Hoy debemos tejer la malla de protección popular que sirva para desarticular estas infamantes maniobras. Y el lawfare –como iremos viendo a lo largo de estas páginas– de nuevo tiene poco, aunque lo vistan distinto para camuflarlo y hacerlo más dañino.

Lo cierto es que la corrupción, de la mano de la difamación, la calumnia y la injuria, dejó el limbo filosófico de la moral y la ética para bajar periódicamente al pedestre mundo del debate político pre-eleccionario. Ya no es solo el objeto de discusiones en el plano moral o ético; es además un valor electoral. Esto es innegable. Y, lamentablemente, lo administran los intereses sectoriales concentrados de las hegemonías mediáticas.

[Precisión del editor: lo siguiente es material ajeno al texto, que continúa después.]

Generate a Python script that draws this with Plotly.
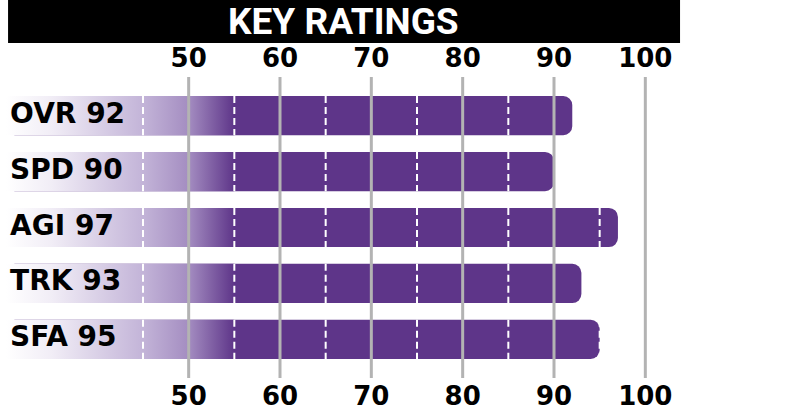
import plotly.graph_objects as go

# Dados do gráfico
categorias = ["OVR", "SPD", "AGI", "TRK", "SFA"]
notas = [92, 90, 97, 93, 95]
ticks = [50, 60, 70, 80, 90, 100]
tracejados = [45, 55, 65, 75, 85, 95]

base = 30
roxo = "#5e3589"
largura = 0.7
posicoes = list(range(len(categorias)))

fig = go.Figure()

# Barras sólidas com a ponta arredondada
fig.add_trace(go.Bar(x=[n - base for n in notas], y=posicoes, base=base, orientation="h", width=largura,
                     marker=dict(color=roxo, cornerradius=9, line=dict(width=0)), hoverinfo="skip"))

# Degradê no começo de cada barra
for p in posicoes:
    y0, y1 = p - largura / 2, p + largura / 2
    fig.add_trace(go.Scatter(x=[base, 55, 55, base, base], y=[y0, y0, y1, y1, y0], mode="lines",
                             line=dict(width=0), fill="toself", hoverinfo="skip",
                             fillgradient=dict(type="horizontal", start=base, stop=55,
                                               colorscale=[[0, "#ffffff"], [0.2, "#f1edf6"], [0.6, "#c3b4d8"],
                                                           [0.8, "#a48dc1"], [1, roxo]])))

# Linhas brancas tracejadas dentro das barras
xs, ys = [], []
for p, n in zip(posicoes, notas):
    for d in tracejados:
        if d <= n:
            xs += [d, d, None]
            ys += [p - largura / 2, p + largura / 2, None]
fig.add_trace(go.Scatter(x=xs, y=ys, mode="lines", line=dict(color="white", width=2, dash="7px,4px"),
                         hoverinfo="skip"))

# Rótulos das categorias (um pouco para dentro da barra)
fig.add_trace(go.Scatter(x=[base + 0.45] * len(notas), y=posicoes, mode="text",
                         text=[f"{c} {n}" for c, n in zip(categorias, notas)], textposition="middle right",
                         textfont=dict(family="DejaVu Sans", size=28, color="black", weight="bold"),
                         hoverinfo="skip"))

# Traço invisível para o eixo de baixo
fig.add_trace(go.Scatter(x=[base], y=[0], xaxis="x2", mode="markers", marker=dict(opacity=0), hoverinfo="skip"))

# Linhas de grade por cima das barras
for t in ticks:
    fig.add_shape(type="line", xref="x", yref="paper", x0=t, x1=t, y0=0, y1=1,
                  line=dict(color="#b3b3b3", width=3), layer="above")

# Faixa preta do título
fig.add_shape(type="rect", xref="paper", yref="paper", x0=0.003, x1=0.984, y0=1.113, y1=1.256,
              fillcolor="black", line=dict(width=0), layer="above")
fig.add_annotation(text="KEY RATINGS", xref="paper", yref="paper", x=0.492, y=1.183, showarrow=False,
                   xanchor="center", yanchor="middle",
                   font=dict(family="Roboto", size=37, color="white", weight="bold"))

fonte_ticks = dict(family="DejaVu Sans", size=26, color="black", weight="bold")
fig.update_layout(
    width=785, height=415,
    margin=dict(l=6, r=94, t=77, b=37),
    plot_bgcolor="white", paper_bgcolor="white",
    showlegend=False,
    xaxis=dict(range=[base, 105], side="top", tickvals=ticks, tickfont=fonte_ticks, showgrid=False,
               zeroline=False, showline=False, ticks="", ticklabelstandoff=4, automargin=False),
    xaxis2=dict(overlaying="x", matches="x", side="bottom", tickvals=ticks, tickfont=fonte_ticks,
                showgrid=False, zeroline=False, showline=False, ticks="", automargin=False),
    yaxis=dict(range=[4.69, -0.69], visible=False),
)

# Tira a margem padrão da página para a figura ficar no canto
fig.write_html("out.html", config={"displayModeBar": False},
               post_script="document.body.style.margin = '0';")
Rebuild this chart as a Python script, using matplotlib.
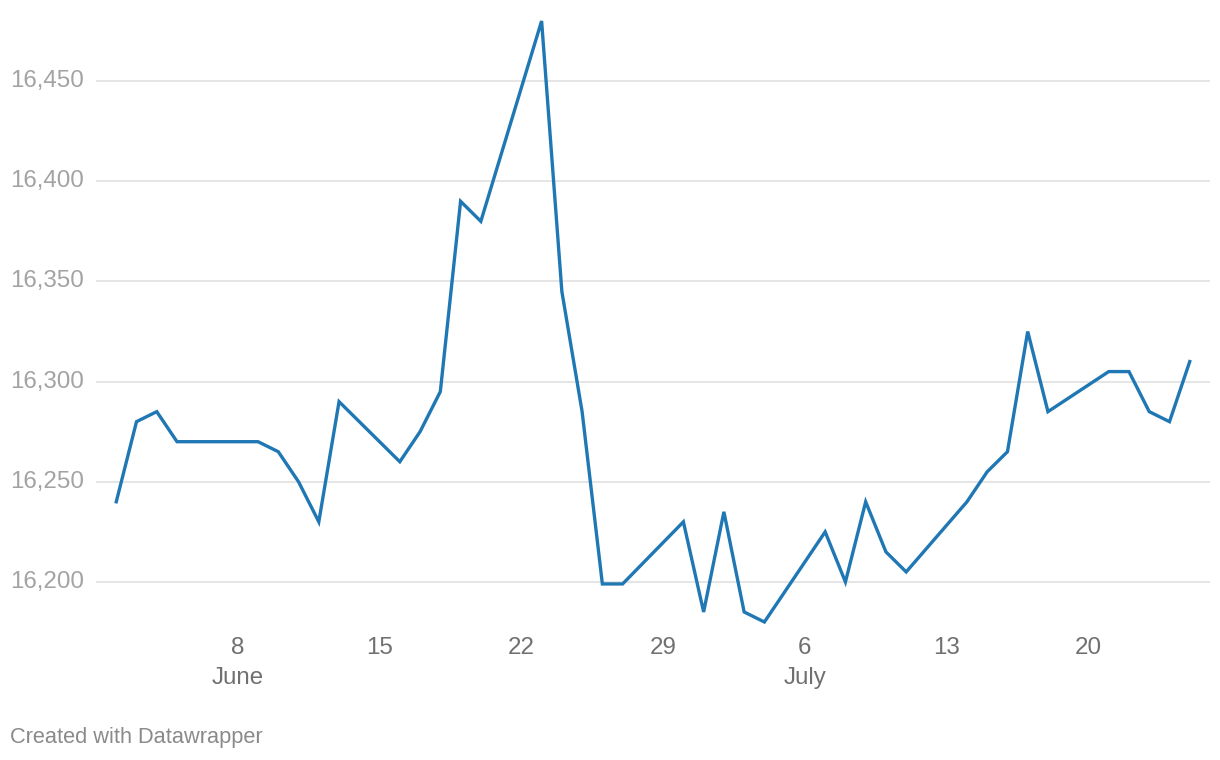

Es el poder, casi en estado puro. Inmenso e intenso. Edificado ladrillo sobre ladrillo gracias a las dádivas y prebendas que los grupos monopólicos recibieron y siguen recibiendo de la “clase política”, parte de la cual miraba para otro lado mientras ellos levantaban ese muro de ignorancia y desinformación que es la comunicación actual. La otra parte de aquella “clase” directamente no entendía el juego en el que andaba.

El infundio como forma de hacer política en la Argentina (y como forma de ser informador) es arma añeja de los conservadores del statu quo, de los poderosos, de quienes pueden hacer daño de verdad. Para ello se valen del manejo combinado de lawfare, medios, post-verdad, y candidatos electorales propios que procuran recoger en votos el descrédito y la desesperanza que genera la infamia en los sectores populares; para ir por la primera magistratura de la República, para imponer modelos financieros y extractivos de neto corte neoliberal, o para ir al Congreso a defender y votar y hacer votar leyes contra el pueblo.

Trataremos de detectar los túmulos que nuestra historia nos pudiera haber dejado en su transcurso. En El último encuentro, un deslumbrante escritor húngaro del siglo pasado, Sándor Márai, escribió: “Todo ocurre siempre porque sí, y de la manera que tiene que ocurrir, de la manera que puede ocurrir, esa es la verdad. No vale la pena indagar los detalles, cuando ya todo ha terminado. Pero en lo esencial, en lo verdadero, sí que vale la pena indagar, porque si no, ¿para qué he vivido?”.

En esos detalles de lo esencial nos detendremos, para no errar, para no volver a equivocar el camino.